Financial institutions required to complete the current expected credit loss (CECL) standard implementation by 2023 are undoubtedly busy managing record-low net interest margins, pandemic-related uncertainties, and operational issues, as well as their own strategic initiatives.
However, the benefits of starting CECL implementation now are numerous, according to outside experts and financial institutions that have already adopted CECL. Many SEC registrants that implemented the accounting standard update in time for their 2020 deadline have said in hindsight, they would have started the CECL implementation process sooner.
“You’re never going to have enough time,” said Lance Holladay, Director of Regulatory Reporting at Renasant Bank, during Abrigo’s recent ThinkBIG Conference. “Start now.”

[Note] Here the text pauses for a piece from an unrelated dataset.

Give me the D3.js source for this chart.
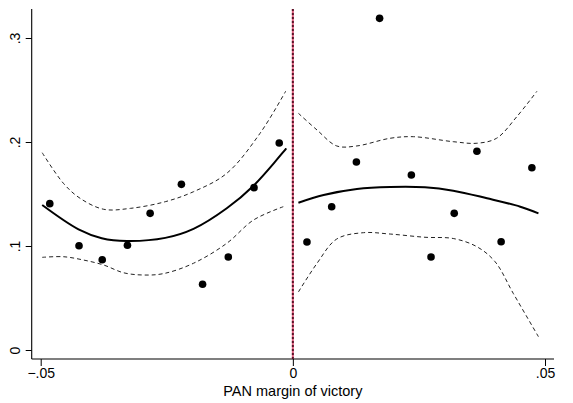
<!DOCTYPE html>
<html><head><meta charset="utf-8">
<script src="https://cdn.jsdelivr.net/npm/d3@7/dist/d3.min.js"></script>
<style>body{margin:0;background:#fff}svg{display:block}text{font-family:"Liberation Sans",Arial,sans-serif;fill:#000}</style>
</head><body>
<script>
// Scatter bins
const leftX = [-0.0482,-0.0424,-0.0378,-0.0328,-0.0283,-0.0221,-0.0179,-0.0128,-0.0077,-0.0027];
const leftY = [0.1407,0.1003,0.0868,0.1007,0.1314,0.1593,0.0632,0.0894,0.1561,0.1990];
const rightX = [0.0028,0.0077,0.0126,0.0172,0.0235,0.0274,0.0320,0.0365,0.0413,0.0474];
const rightY = [0.1038,0.1378,0.1808,0.3189,0.1683,0.0894,0.1314,0.1911,0.1041,0.1753];

// Fitted curves (left of cutoff)
const fitLX = [-0.0497,-0.0425,-0.0379,-0.0329,-0.0253,-0.0197,-0.0131,-0.0078,-0.0013];
const fitLY = [0.1394,0.1160,0.1075,0.1048,0.1078,0.1165,0.1363,0.1580,0.1939];
const upLX = [-0.0497,-0.0455,-0.0422,-0.0375,-0.0322,-0.0253,-0.0197,-0.0131,-0.0065,-0.0014];
const upLY = [0.1897,0.1603,0.1459,0.1353,0.1362,0.1426,0.1522,0.1699,0.2084,0.2490];
const loLX = [-0.0497,-0.0455,-0.0415,-0.0375,-0.0336,-0.0296,-0.0256,-0.0197,-0.0131,-0.0078,-0.0019];
const loLY = [0.0891,0.0897,0.0865,0.0817,0.0743,0.0721,0.0735,0.0834,0.1026,0.1250,0.1378];

// Fitted curves (right of cutoff)
const fitRX = [0.0011,0.0061,0.0127,0.0193,0.0262,0.0318,0.0385,0.0451,0.0487];
const fitRY = [0.1416,0.1490,0.1548,0.1567,0.1564,0.1532,0.1459,0.1378,0.1314];
const upRX = [0.0011,0.0048,0.0087,0.0127,0.0193,0.0239,0.0318,0.0365,0.0404,0.0444,0.0484];
const upRY = [0.2276,0.2115,0.1962,0.1962,0.2036,0.2051,0.2003,0.1988,0.2036,0.2243,0.2488];
const loRX = [0.0011,0.0048,0.0087,0.0140,0.0193,0.0262,0.0318,0.0365,0.0401,0.0437,0.0487];
const loRY = [0.0558,0.0834,0.1067,0.1128,0.1115,0.1084,0.1072,0.0993,0.0849,0.0545,0.0128];

const xTicks = [-0.05, 0, 0.05];
const xTickLabels = ["\u2212.05", "0", ".05"];
const yTicks = [0, 0.1, 0.2, 0.3];
const yTickLabels = ["0", ".1", ".2", ".3"];
const xTitle = "PAN margin of victory";
const cutoff = 0;

const W = 573, H = 403;
const svg = d3.select("body").append("svg").attr("width", W).attr("height", H);

const x = d3.scaleLinear().domain([-0.05, 0.05]).range([40.7, 545]);
const y = d3.scaleLinear().domain([0, 0.3]).range([350, 38]);
const plotLeft = 31.7, plotRight = 554, plotTop = 9, plotBottom = 359;

// axes lines
svg.append("line").attr("x1", plotLeft).attr("x2", plotLeft).attr("y1", plotTop).attr("y2", plotBottom)
  .attr("stroke", "#000").attr("stroke-width", 1.1);
svg.append("line").attr("x1", plotLeft).attr("x2", plotRight).attr("y1", plotBottom).attr("y2", plotBottom)
  .attr("stroke", "#000").attr("stroke-width", 1.1);

// x axis
const xAxis = svg.append("g").attr("transform", `translate(0,${plotBottom})`)
  .call(d3.axisBottom(x).tickValues(xTicks).tickSize(7).tickSizeOuter(0).tickFormat((d, i) => xTickLabels[i]));
xAxis.select(".domain").remove();
xAxis.selectAll("line").attr("stroke", "#000");
xAxis.selectAll("text").attr("font-size", 14).attr("font-family", "Liberation Sans, Arial, sans-serif").attr("dy", "0.8em").attr("y", 8);

// y axis
const yAxis = svg.append("g").attr("transform", `translate(${plotLeft},0)`)
  .call(d3.axisLeft(y).tickValues(yTicks).tickSize(6).tickSizeOuter(0).tickFormat((d, i) => yTickLabels[i]));
yAxis.select(".domain").remove();
yAxis.selectAll("line").attr("stroke", "#000");
yAxis.selectAll("text")
  .attr("font-size", 14).attr("font-family", "Liberation Sans, Arial, sans-serif")
  .attr("x", null).attr("dy", null)
  .attr("text-anchor", "middle")
  .attr("transform", "translate(-12,0) rotate(-90)");

// axis title
svg.append("text").attr("x", x(0)).attr("y", 396).attr("text-anchor", "middle")
  .attr("font-size", 14.5).text(xTitle);

// cutoff line
svg.append("line").attr("x1", x(cutoff)).attr("x2", x(cutoff)).attr("y1", plotTop).attr("y2", plotBottom)
  .attr("stroke", "#e0607f").attr("stroke-width", 2);
svg.append("line").attr("x1", x(cutoff)).attr("x2", x(cutoff)).attr("y1", plotTop).attr("y2", plotBottom)
  .attr("stroke", "#5a1428").attr("stroke-width", 2).attr("stroke-dasharray", "2,2");

const line = d3.line().x(d => x(d[0])).y(d => y(d[1])).curve(d3.curveCatmullRom.alpha(0.5));
function draw(xs, ys, dashed) {
  svg.append("path").datum(xs.map((v, i) => [v, ys[i]])).attr("d", line)
    .attr("fill", "none")
    .attr("stroke", dashed ? "#222" : "#000")
    .attr("stroke-width", dashed ? 1 : 2)
    .attr("stroke-dasharray", dashed ? "4,3" : null);
}
draw(upLX, upLY, true);
draw(loLX, loLY, true);
draw(upRX, upRY, true);
draw(loRX, loRY, true);
draw(fitLX, fitLY, false);
draw(fitRX, fitRY, false);

const pts = leftX.map((v, i) => [v, leftY[i]]).concat(rightX.map((v, i) => [v, rightY[i]]));
svg.append("g").selectAll("circle").data(pts).join("circle")
  .attr("cx", d => x(d[0])).attr("cy", d => y(d[1])).attr("r", 3.8).attr("fill", "#000");
</script>
</body></html>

“At the end of the day, we still have regular jobs and daily responsibilities, and [CECL implementation] is added to that,” said Felicity Ours, CPA, CRC, Senior Vice President and Director of Credit at Summit Financial Group, which implemented CECL in 2019. “We are very fortunate to have individuals with strong IT and data analysis skills to help with this process, but I believe that will be a challenge, especially for some smaller institutions, so the longer the timeline, the better.”
One reason behind the Financial Accounting Standard Board’s (FASB) delay of CECL for smaller SEC-reporting companies and private institutions was for them to learn best practices from SEC registrants’ experiences.
The later CECL deadline was also expected to help later adopters avoid a last-minute scramble for audit, technology, and other assistance when implementation resources are in peak demand.